● **Written request**
Print word for word the first line of the listing below and every line after it, through the line with "1.263, 1.368, 1.474, 1.579, 1.684, 1.789, 1.895, 2]". Leave out the pictures and the rest.

● **Data excerpt**
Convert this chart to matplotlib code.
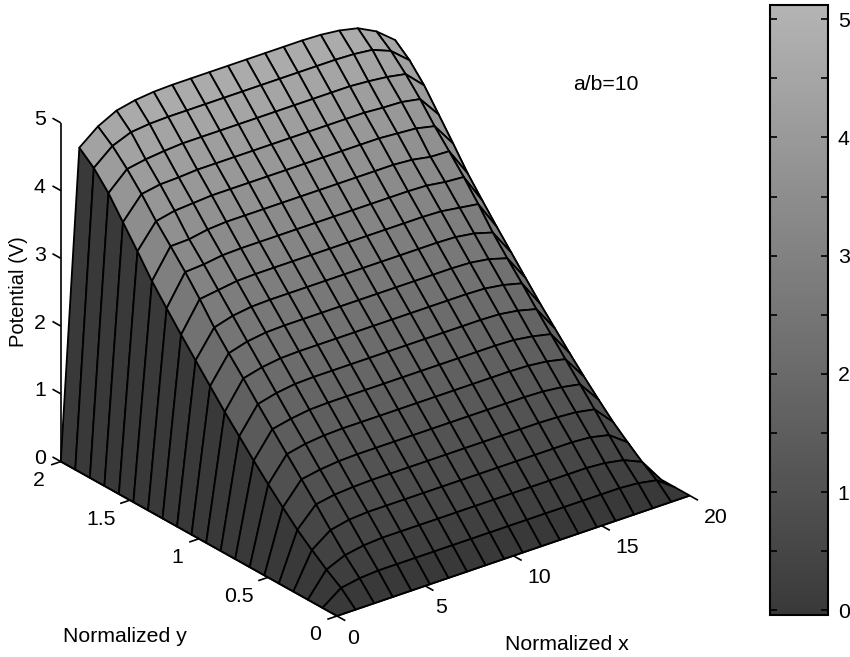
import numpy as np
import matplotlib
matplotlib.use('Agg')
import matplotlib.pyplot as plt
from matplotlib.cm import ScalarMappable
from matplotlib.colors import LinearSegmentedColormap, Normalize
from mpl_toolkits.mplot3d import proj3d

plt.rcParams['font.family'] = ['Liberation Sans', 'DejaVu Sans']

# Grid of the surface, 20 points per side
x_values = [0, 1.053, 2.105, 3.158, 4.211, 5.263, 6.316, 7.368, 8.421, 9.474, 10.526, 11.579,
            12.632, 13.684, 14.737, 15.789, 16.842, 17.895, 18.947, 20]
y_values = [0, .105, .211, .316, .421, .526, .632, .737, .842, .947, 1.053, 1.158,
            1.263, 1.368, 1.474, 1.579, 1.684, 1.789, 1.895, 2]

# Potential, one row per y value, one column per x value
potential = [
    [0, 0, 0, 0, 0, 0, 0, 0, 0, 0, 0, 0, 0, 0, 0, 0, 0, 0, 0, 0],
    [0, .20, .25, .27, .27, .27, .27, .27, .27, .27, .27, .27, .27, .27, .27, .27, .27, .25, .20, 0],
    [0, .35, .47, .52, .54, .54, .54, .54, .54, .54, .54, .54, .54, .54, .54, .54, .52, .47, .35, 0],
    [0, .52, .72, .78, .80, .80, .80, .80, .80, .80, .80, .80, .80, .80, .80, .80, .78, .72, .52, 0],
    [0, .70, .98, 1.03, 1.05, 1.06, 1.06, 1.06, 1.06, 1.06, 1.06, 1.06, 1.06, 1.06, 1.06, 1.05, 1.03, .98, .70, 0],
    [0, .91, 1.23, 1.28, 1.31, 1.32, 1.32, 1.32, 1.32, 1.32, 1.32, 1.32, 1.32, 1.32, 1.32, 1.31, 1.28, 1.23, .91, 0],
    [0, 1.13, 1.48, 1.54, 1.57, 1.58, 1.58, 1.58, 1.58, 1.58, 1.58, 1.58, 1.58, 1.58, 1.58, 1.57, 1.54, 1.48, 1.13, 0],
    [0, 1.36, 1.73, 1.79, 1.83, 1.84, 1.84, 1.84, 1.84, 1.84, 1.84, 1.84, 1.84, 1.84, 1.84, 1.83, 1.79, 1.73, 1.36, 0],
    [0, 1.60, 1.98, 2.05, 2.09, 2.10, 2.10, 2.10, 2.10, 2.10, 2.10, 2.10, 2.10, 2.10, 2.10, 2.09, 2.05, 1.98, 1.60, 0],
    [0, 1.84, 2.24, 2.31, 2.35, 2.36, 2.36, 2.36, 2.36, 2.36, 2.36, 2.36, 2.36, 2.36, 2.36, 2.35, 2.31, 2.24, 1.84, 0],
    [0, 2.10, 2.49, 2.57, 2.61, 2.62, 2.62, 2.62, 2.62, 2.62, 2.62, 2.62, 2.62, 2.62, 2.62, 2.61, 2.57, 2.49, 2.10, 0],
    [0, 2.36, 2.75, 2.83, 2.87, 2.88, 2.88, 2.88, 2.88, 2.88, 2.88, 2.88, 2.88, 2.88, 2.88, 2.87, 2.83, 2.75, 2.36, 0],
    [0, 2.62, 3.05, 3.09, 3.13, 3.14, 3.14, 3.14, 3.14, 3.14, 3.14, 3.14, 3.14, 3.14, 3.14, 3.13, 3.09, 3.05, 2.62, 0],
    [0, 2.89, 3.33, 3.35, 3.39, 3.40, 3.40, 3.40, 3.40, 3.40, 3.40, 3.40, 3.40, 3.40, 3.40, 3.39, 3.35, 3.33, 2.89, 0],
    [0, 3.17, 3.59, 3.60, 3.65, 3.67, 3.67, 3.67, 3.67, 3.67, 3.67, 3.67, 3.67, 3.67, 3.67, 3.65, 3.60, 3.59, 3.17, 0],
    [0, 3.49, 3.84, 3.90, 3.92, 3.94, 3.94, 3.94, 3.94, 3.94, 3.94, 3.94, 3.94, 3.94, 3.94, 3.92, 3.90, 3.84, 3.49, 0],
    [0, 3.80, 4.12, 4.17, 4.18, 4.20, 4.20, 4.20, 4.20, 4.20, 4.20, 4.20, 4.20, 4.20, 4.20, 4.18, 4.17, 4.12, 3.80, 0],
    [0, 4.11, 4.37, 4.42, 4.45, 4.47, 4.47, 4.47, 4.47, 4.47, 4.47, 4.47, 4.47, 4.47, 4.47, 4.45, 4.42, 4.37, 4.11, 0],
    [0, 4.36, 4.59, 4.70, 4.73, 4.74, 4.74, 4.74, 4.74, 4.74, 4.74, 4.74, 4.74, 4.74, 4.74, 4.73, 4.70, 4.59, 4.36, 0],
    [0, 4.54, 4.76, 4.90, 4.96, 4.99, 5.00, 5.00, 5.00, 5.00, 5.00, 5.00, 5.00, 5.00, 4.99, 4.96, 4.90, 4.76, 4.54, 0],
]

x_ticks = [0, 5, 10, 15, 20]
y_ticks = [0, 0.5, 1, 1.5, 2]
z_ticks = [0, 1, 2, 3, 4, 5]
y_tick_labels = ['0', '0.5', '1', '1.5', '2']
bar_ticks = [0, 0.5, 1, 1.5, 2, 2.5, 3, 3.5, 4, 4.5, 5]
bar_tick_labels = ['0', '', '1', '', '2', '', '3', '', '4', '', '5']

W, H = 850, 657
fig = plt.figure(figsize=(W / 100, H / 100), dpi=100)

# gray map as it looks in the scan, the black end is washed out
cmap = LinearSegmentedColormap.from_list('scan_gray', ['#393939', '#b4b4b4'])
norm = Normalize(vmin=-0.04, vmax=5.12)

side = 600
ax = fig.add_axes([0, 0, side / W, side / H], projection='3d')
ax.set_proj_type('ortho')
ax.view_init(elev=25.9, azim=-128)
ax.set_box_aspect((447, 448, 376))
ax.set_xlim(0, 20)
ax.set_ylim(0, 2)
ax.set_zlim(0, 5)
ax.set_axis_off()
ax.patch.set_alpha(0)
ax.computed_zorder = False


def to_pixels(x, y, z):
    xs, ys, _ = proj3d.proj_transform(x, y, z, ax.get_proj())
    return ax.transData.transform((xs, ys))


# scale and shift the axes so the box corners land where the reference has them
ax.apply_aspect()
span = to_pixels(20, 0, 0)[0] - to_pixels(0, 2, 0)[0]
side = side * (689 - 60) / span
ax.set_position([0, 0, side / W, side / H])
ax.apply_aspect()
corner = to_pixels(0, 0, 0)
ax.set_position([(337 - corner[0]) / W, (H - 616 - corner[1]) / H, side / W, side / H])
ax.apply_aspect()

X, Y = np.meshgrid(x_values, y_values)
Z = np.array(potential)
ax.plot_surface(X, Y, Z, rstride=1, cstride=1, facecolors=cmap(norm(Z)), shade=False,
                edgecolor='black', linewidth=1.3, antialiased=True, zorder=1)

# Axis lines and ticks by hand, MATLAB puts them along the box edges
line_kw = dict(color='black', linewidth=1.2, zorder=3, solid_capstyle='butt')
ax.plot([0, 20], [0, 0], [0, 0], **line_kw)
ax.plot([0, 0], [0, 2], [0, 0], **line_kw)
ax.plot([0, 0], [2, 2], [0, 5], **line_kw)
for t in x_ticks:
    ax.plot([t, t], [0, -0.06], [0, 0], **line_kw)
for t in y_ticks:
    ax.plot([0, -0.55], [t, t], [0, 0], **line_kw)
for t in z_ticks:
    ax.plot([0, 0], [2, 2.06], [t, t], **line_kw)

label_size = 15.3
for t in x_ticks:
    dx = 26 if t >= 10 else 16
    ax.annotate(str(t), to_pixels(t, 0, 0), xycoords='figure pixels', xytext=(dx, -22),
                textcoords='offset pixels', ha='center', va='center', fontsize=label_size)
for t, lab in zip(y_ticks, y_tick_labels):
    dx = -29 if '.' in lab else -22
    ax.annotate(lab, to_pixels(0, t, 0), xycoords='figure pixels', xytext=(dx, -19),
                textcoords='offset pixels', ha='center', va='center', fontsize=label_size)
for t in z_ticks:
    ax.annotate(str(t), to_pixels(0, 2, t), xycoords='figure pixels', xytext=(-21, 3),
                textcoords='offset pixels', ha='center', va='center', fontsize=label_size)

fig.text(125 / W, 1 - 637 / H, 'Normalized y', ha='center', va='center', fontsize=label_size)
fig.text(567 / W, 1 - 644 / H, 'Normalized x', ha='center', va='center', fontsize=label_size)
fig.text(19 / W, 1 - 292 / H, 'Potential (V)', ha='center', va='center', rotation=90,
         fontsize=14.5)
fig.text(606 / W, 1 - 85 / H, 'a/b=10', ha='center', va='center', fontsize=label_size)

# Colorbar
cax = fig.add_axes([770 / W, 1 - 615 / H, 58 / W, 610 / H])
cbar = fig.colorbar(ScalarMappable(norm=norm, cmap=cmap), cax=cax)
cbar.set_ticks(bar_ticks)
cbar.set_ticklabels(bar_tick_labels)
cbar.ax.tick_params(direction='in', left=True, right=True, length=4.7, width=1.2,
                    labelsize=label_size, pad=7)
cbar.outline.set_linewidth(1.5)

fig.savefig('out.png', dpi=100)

● **Written solution**
Convert this chart to matplotlib code.
import numpy as np
import matplotlib
matplotlib.use('Agg')
import matplotlib.pyplot as plt
from matplotlib.cm import ScalarMappable
from matplotlib.colors import LinearSegmentedColormap, Normalize
from mpl_toolkits.mplot3d import proj3d

plt.rcParams['font.family'] = ['Liberation Sans', 'DejaVu Sans']

# Grid of the surface, 20 points per side
x_values = [0, 1.053, 2.105, 3.158, 4.211, 5.263, 6.316, 7.368, 8.421, 9.474, 10.526, 11.579,
            12.632, 13.684, 14.737, 15.789, 16.842, 17.895, 18.947, 20]
y_values = [0, .105, .211, .316, .421, .526, .632, .737, .842, .947, 1.053, 1.158,
            1.263, 1.368, 1.474, 1.579, 1.684, 1.789, 1.895, 2]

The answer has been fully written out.